Everyone halted at School Street. Rep. Pignatelli pointed to the new Iredale Mineral Cosmetics, Inc. headquarters in the renovated former Bryant Elementary School. Then he ushered the group forth to the 1930s-era Bridge Street bridge, which is about to get a $1 million deck makeover due to its weight-limit restrictions, and developments promised for the area that include 100 Bridge and a hotel at the old Searles High School site.
Tabakin, who with Rep. Pignatelli’s help, got the funds moved from painting the Brown Bridge on State Road to improving this one, explained how important this deck repair is for economic development here.
Pollack noted the peeling green paint on the bridge. “We should spend more money painting our bridges,” she said. “They last longer when they’re painted.” She added that when so many communities are in line for bridge work, it’s hard to give every bridge what it needs.
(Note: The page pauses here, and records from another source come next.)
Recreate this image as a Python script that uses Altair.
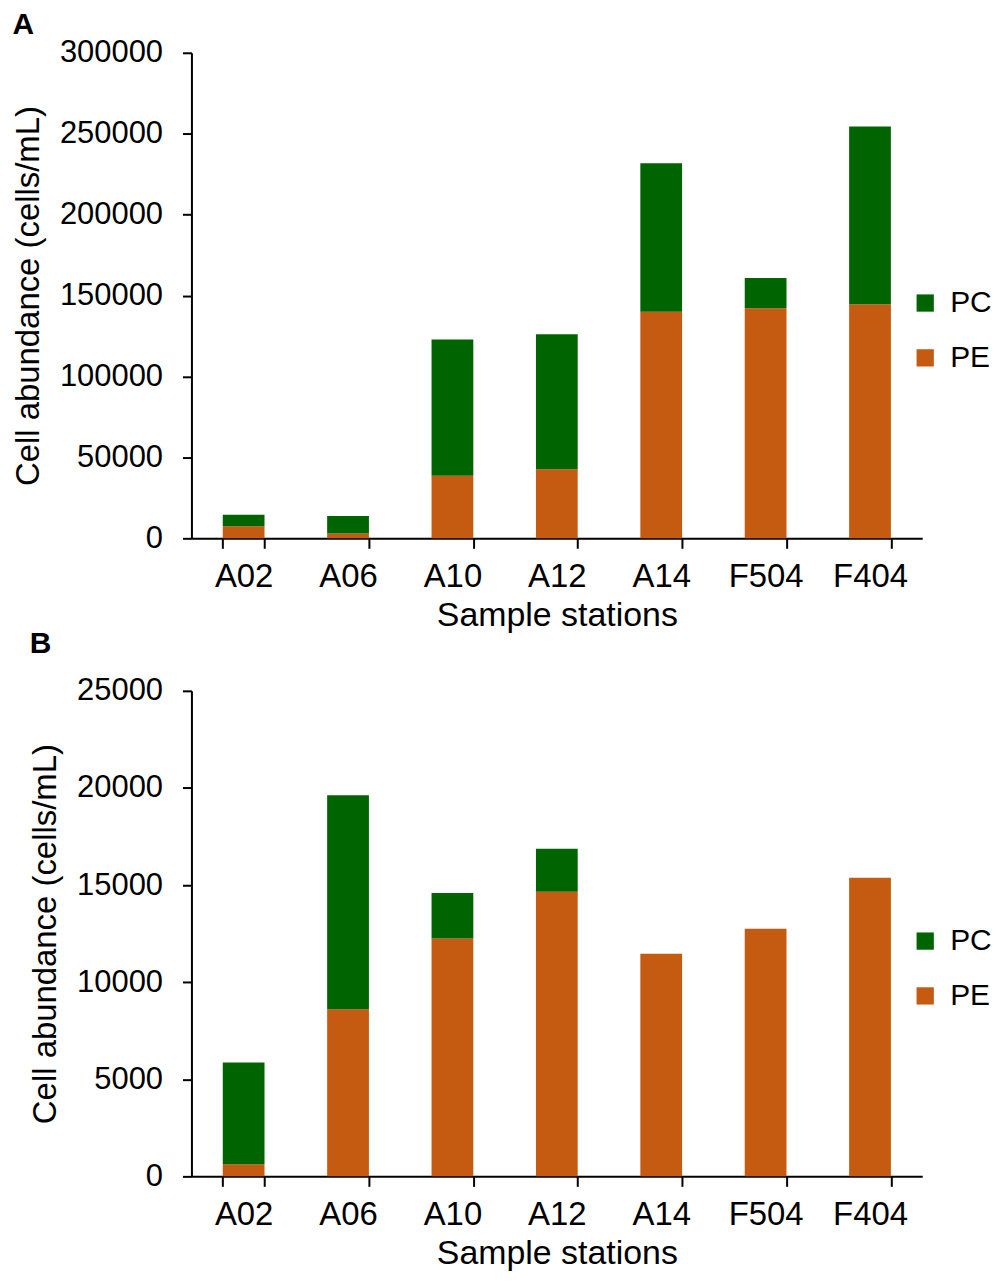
import altair as alt
import pandas as pd

stations = ["A02", "A06", "A10", "A12", "A14", "F504", "F404"]
types = ["PC", "PE"]
colors = ["#006400", "#C55A11"]

# Panel A values (cells/mL)
pe_a = [7500, 3000, 38700, 42700, 140000, 142200, 144700]
pc_a = [7100, 10800, 84200, 83400, 91700, 18600, 109800]

# Panel B values (cells/mL)
pe_b = [620, 8600, 12250, 14650, 11460, 12750, 15370]
pc_b = [5240, 11020, 2340, 2220, 0, 0, 0]

y_ticks_a = [0, 50000, 100000, 150000, 200000, 250000, 300000]
y_ticks_b = [0, 5000, 10000, 15000, 20000, 25000]

FONT = "Liberation Sans"


def make_df(pe, pc):
    rows = []
    for s, e, c in zip(stations, pe, pc):
        rows.append({"station": s, "type": "PE", "value": e, "ord": 0})
        rows.append({"station": s, "type": "PC", "value": c, "ord": 1})
    return pd.DataFrame(rows)


def panel(pe, pc, letter, ticks, title_offset):
    df = make_df(pe, pc)
    return alt.Chart(df).mark_bar().encode(
        x=alt.X(
            "station:N",
            sort=stations,
            title="Sample stations",
            scale=alt.Scale(paddingInner=0.6, paddingOuter=0.3),
            axis=alt.Axis(
                tickBand="extent", labelAngle=0, labelFontSize=33, titleFontSize=34,
                labelPadding=12, titlePadding=5, tickSize=10,
            ),
        ),
        y=alt.Y(
            "value:Q",
            stack="zero",
            title="Cell abundance (cells/mL)",
            scale=alt.Scale(domain=[ticks[0], ticks[-1]], nice=False),
            axis=alt.Axis(
                values=ticks, format="d", labelFontSize=31, titleFontSize=33,
                labelPadding=20, titlePadding=14, tickSize=9,
            ),
        ),
        color=alt.Color(
            "type:N",
            scale=alt.Scale(domain=types, range=colors),
            legend=alt.Legend(
                title=None, orient="none", legendX=721, legendY=236,
                direction="vertical", symbolType="square", symbolSize=300,
                symbolStrokeWidth=0, labelFontSize=30, labelOffset=10,
                rowPadding=25, labelFont=FONT, padding=0,
            ),
        ),
        order=alt.Order("ord:Q", sort="ascending"),
    ).properties(
        width=733,
        height=487,
        title=alt.TitleParams(
            letter, anchor="start", frame="bounds", fontSize=30,
            fontWeight="bold", font=FONT, offset=title_offset,
        ),
    )


chart_a = panel(pe_a, pc_a, "A", y_ticks_a, -3)
chart_b = panel(pe_b, pc_b, "B", y_ticks_b, 16)

chart = alt.vconcat(chart_a, chart_b, spacing=153, bounds="flush").resolve_scale(
    color="independent"
).properties(
    padding={"left": 4, "top": 0, "right": 0, "bottom": 0}
).configure_axis(
    labelFont=FONT, titleFont=FONT, titleFontWeight="normal",
    labelColor="#000000", titleColor="#000000",
    domainColor="#000000", tickColor="#000000",
    domainWidth=2, tickWidth=2, grid=False,
).configure_view(stroke=None)

chart.save("out.html", embed_options={"renderer": "svg", "actions": False})
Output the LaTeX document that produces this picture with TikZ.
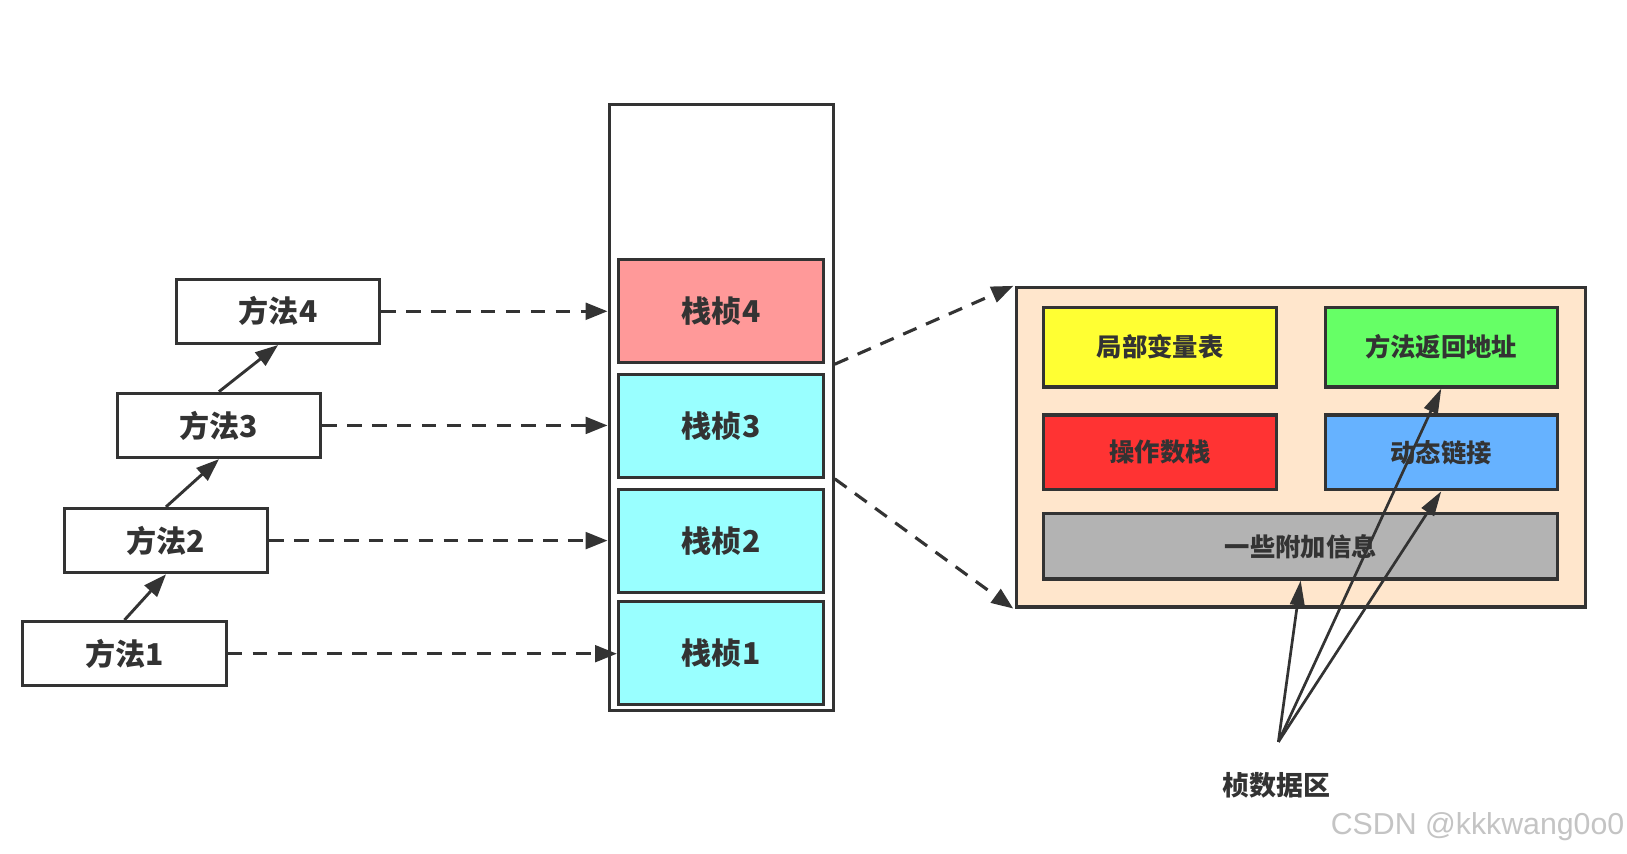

But when a bridge closes due to disrepair, she said, they have to “go into the queue with all the other bridges.”
One of her staff pulled up in the mini-van, with a look that said, “it’s time.”
It was time to high-tail it up to Lenox, then Pittsfield, then North Adams, and have a look-see up there, too.
That was the cue for Pollack to give her spiel about how the state is making 5-year and long-term plans to keep up with roads and bridges, and the one about how both newly elected Gov. Charlie Baker and Lt. Gov. Karyn Polito got their start in local government, and so understand its “concerns.”
Translation? It’s gnarly work running town government, which sometimes involves trying to squeeze money out of state fists.
Tabakin smiled and nodded, and Secretary Pollack headed north.